The newsreader actually makes some good counterpoints in that video you linked, where Geert Wilders stumbles about trying to counter-them.
I can fully understand there are fundamentalist muslims which want to bomb the world and want to make the world muslim, however, I fully understand that they are a minority and the best way is not to label all muslims as these and discriminate against them. That is a big crucial difference.
Hating someone doesn't. Actively promoting hatred towards others does. Did Wilders do that? :juggle2:
Nah, this case is just the fatal mistake they had to make at some point, this is no trial it's a ritual dance, whatever comes out of it it has already been decided. They didn't expect the commotion, and they certainly didn't expect public opinion would turn against them, even most of Wilders most rapid enemies draw the line just like Horetore does, they find freedom of speech more important then political capital.
The Netherlands is still governed by the rule of law. This is not a political trail, this is a trail with political implications.
Other democracies have laws against defamation too. In this very thread there have been links to similar cases in both the Netherlands and Belgium.
The court case is interesting. It revolves around the issue where defamation of a religion ends, and defamation of a people and incitement to hatred begins.
In a clever move, Wilders bases his defense on the insistence that his statements aren't merely not an incitement to hatred, but are simply true as well. He might force the court in this manner into an outright polical verdict - which is what he seeks.
Spoiler Alert, click show to read:
He never asked for this, but can't blame him for making the most out of it. Never stop your enemy if they are making a mistake a famous Frenchman once said. What he did is put the Islam itself on trial, and his prosecutors will now have to defend it, that is a pretty nasty position to be in, Wilders can just take the Quran and they will have to put it into the proper historical context, which is totally unclear as there is still plenty of debate among muslims themselves on how and what, impossible task. They should have seen that coming, Wilders is a very handy politician and a clever bloke, although I suspect he has flown in some spin-doctors from the USA who understand the game a little better.
i don't like incitement-to-hatred laws, but if one is going to have them then a case like this is perfect as it will crystallise the limit of the application of the law insomuch as a statement can be truthful, and yet be perceived as hateful by the affronted party, and where one precept must bow to the other.
i will laugh if he is not convicted of inciting hatred
i will laugh if he is not found to have stated untruths
i will cry if he is not found to have stated untruths, but he is still convicted of inciting hatred
I'll let the man speak for himself, not a word of Spanish in it so to say.
http://www.liveleak.com/view?i=f71_1205515340
Nonsense. Free speech means free speech. I draw the line when something other than talking goes on.
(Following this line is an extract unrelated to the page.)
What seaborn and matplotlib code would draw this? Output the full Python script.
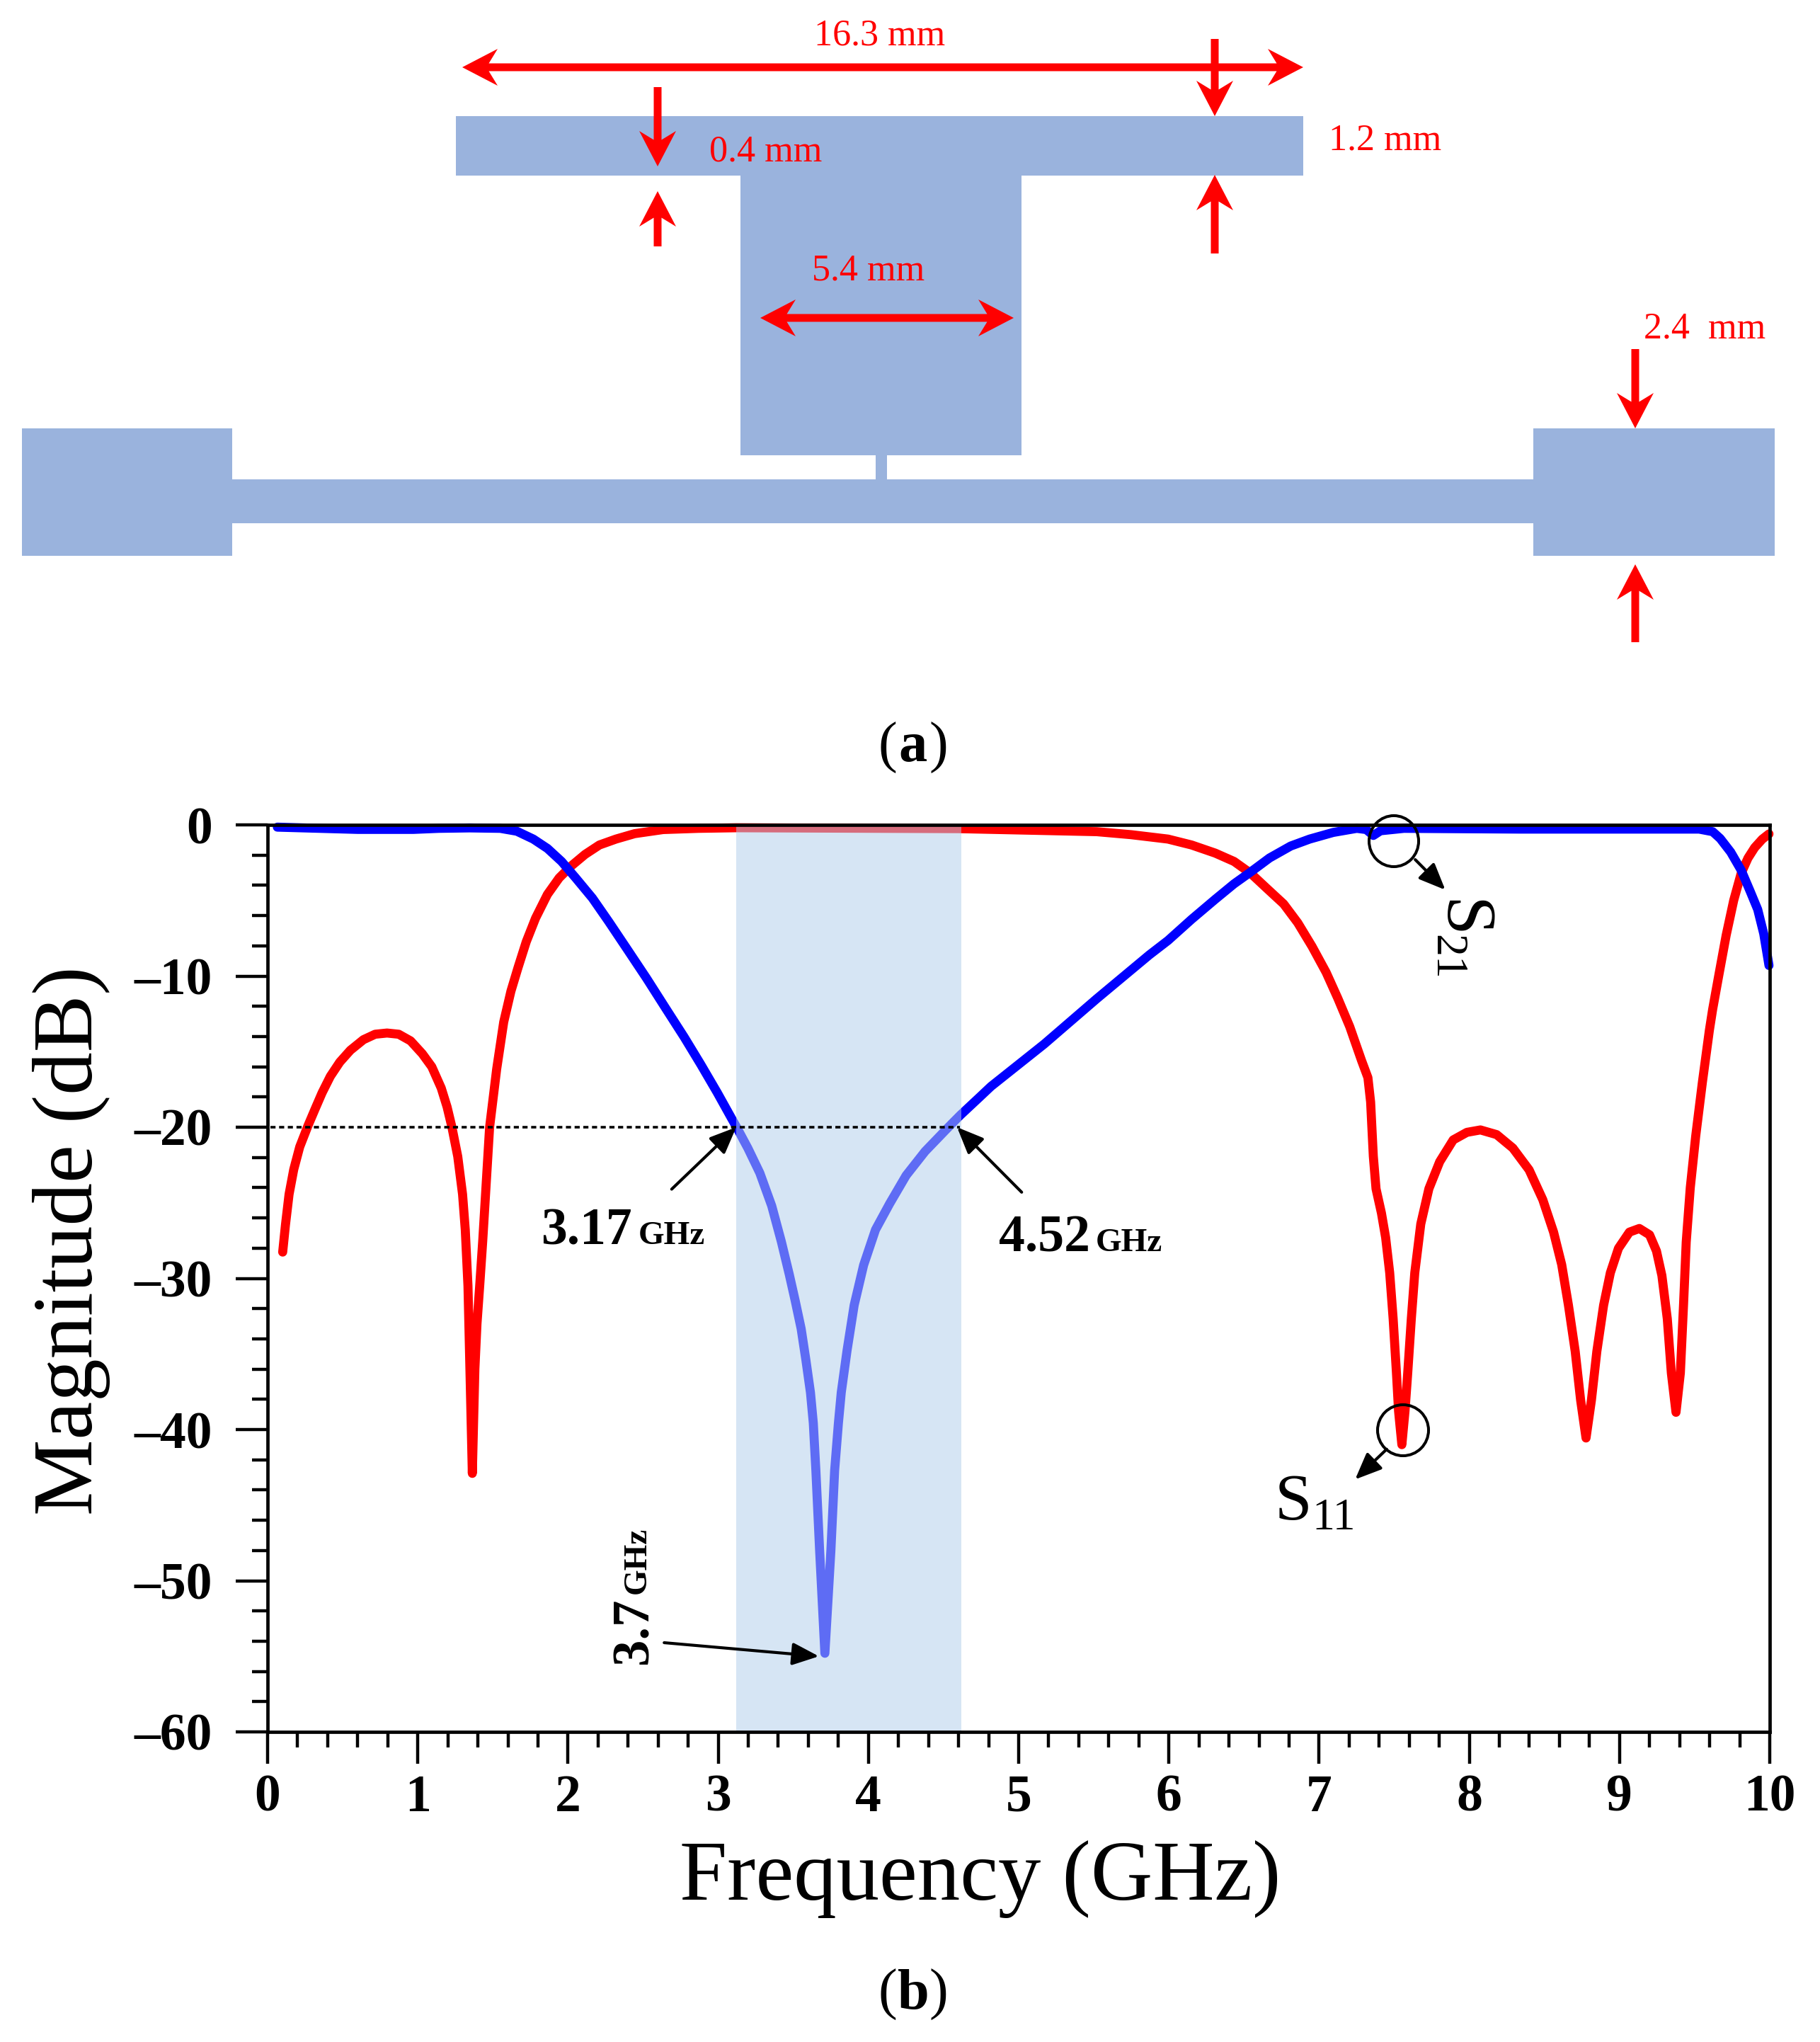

Of course, planning violent acts would go under that.
But incitement to violence and such should be met with arguments and debate, using the courts is counter-productive, it won't solve anything. Also, these arguments should be encouraged to come out into the public, they only represent a danger when people hide away with their grumbles. That's when violent acts can happen.
When they are brought into the public light, they will be ridiculed and shunned, which is what we want.
What is there to discus, nothing if you ask me. Freedom of speech is protection from the government not a permission to say what you want about anybody, there is a difference. Wilders never crossed that line, nor did his voters. Is there any incident we caused? Did we beat somebody up? Treat anybody badly? Anything at all, most of all anything that is bad. Hate is not an opinion so it has no place in politics, they can have it at their local bar, or tea-house.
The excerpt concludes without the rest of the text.